When gay marriage is referred to as “tearing at the fabric of society”, or as “demeaning and degrading” marriage, the message is one which is fundamentally anti-gay. It stands in conflict with an ever-growing body of academic evidence which shows that children of same-sex couples are just as happy and well-adjusted as children of heterosexual couples, if not more so. Religion has imposed a spontaneous and petulant claim of semantic ownership over the word “marriage”, bestowing an immutability upon it that completely ignores the wealth of historical evidence to the contrary. The abolition of bans on interracial marriages between Aboriginal and White Australians, the creation of no-fault divorce, and recognition of rape in marriage all testify to the evolution of the institution within the last century alone.
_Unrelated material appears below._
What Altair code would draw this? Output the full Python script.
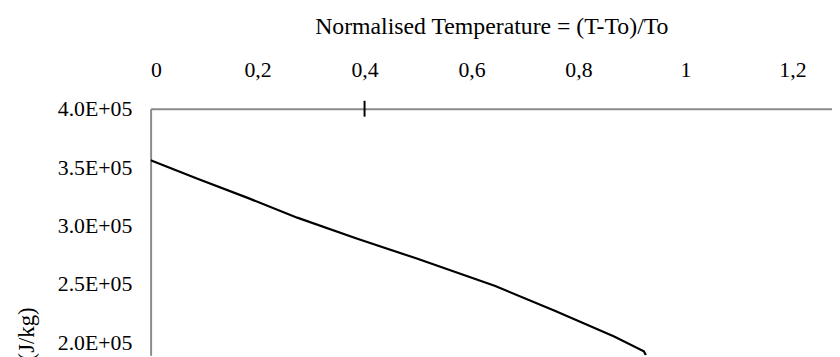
import altair as alt
import pandas as pd

# Data
norm_temp = [0.0, 0.0889, 0.1815, 0.2741, 0.3852, 0.4963, 0.6444, 0.7556, 0.8667, 0.9222, 0.926]
energy = [355900, 339800, 323700, 306800, 289000, 272000, 248300, 227100, 205100, 192400, 189000]

x_ticks = [0, 0.2, 0.4, 0.6, 0.8, 1, 1.2]
y_ticks = [400000, 350000, 300000, 250000, 200000, 150000, 100000, 50000, 0]
major_tick_marks = [0.4]

df = pd.DataFrame({"t": norm_temp, "e": energy})
ticks_df = pd.DataFrame({"t": major_tick_marks})

FONT = "Liberation Serif"

x_enc = alt.X(
    "t:Q",
    scale=alt.Scale(domain=[0, 1.274], nice=False, zero=False),
    axis=alt.Axis(
        orient="top",
        values=x_ticks,
        labelExpr="replace(toString(datum.value), '.', ',')",
        ticks=False,
        grid=False,
        domainColor="#8a8a8a",
        domainWidth=2,
        labelPadding=28,
        labelFont=FONT,
        labelFontSize=22,
        labelColor="black",
        title="Normalised Temperature = (T-To)/To",
        titleFont=FONT,
        titleFontSize=24,
        titleFontWeight="normal",
        titleColor="black",
        titlePadding=20,
    ),
)

line = (
    alt.Chart(df)
    .mark_line(color="black", strokeWidth=2.2, clip=True)
    .encode(
        x=x_enc,
        y=alt.Y(
            "e:Q",
            scale=alt.Scale(domain=[189000, 400000], nice=False, zero=False),
            axis=alt.Axis(
                values=y_ticks,
                labelExpr="replace(format(datum.value, '.1e'), 'e+', 'E+0')",
                ticks=False,
                grid=False,
                domainColor="#8a8a8a",
                domainWidth=2,
                labelPadding=19,
                labelFont=FONT,
                labelFontSize=22,
                labelColor="black",
                labelOverlap=False,
                title="Exergy (J/kg)",
                titleFont=FONT,
                titleFontSize=23,
                titleFontWeight="normal",
                titleColor="black",
                titleAlign="right",
                titleAnchor="start",
                titleY=200,
                titleX=-113,
            ),
        ),
    )
)

tick_marks = (
    alt.Chart(ticks_df)
    .mark_rule(color="black", strokeWidth=2)
    .encode(x=alt.X("t:Q"), y=alt.value(-8), y2=alt.value(8))
)

chart = (
    alt.layer(line, tick_marks)
    .properties(
        width=688,
        height=249,
        autosize=alt.AutoSizeParams(type="none"),
        padding={"left": 144, "top": 100, "right": 0, "bottom": 0},
    )
    .configure_view(strokeWidth=0)
)

chart.save("out.html", embed_options={"renderer": "svg", "actions": False})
It is also important to remember that marriage ceased being a Christian franchise long ago. It is governed by civil law, not the Bible, and in 2010, 69% of all Australian marriages were conducted by a civil celebrant rather than a religious minister.

Given the history of hate and oppression that has plagued the gay rights movement, the legacy of which is still felt in the alarming high number of youth suicides that are connected with sexual identity, the time has come to cease being ashamed of bigot-shaming. Opinions do not enjoy merit merely because they are sourced in divinity, or articulated by those who hold a respectable office. Unfortunately for the opponents of same-sex marriage, being a generally good person does not absolve them from the prejudice of their views. It does not render their intolerant message any more tolerable.

Disagreeing with someone else’s opinion doesn’t make you a bigot, but advocating for laws which entrench discrimination against them because you don’t approve of who they love unquestionably does. Uncomfortable though it may be, this is the indisputable truth of this debate.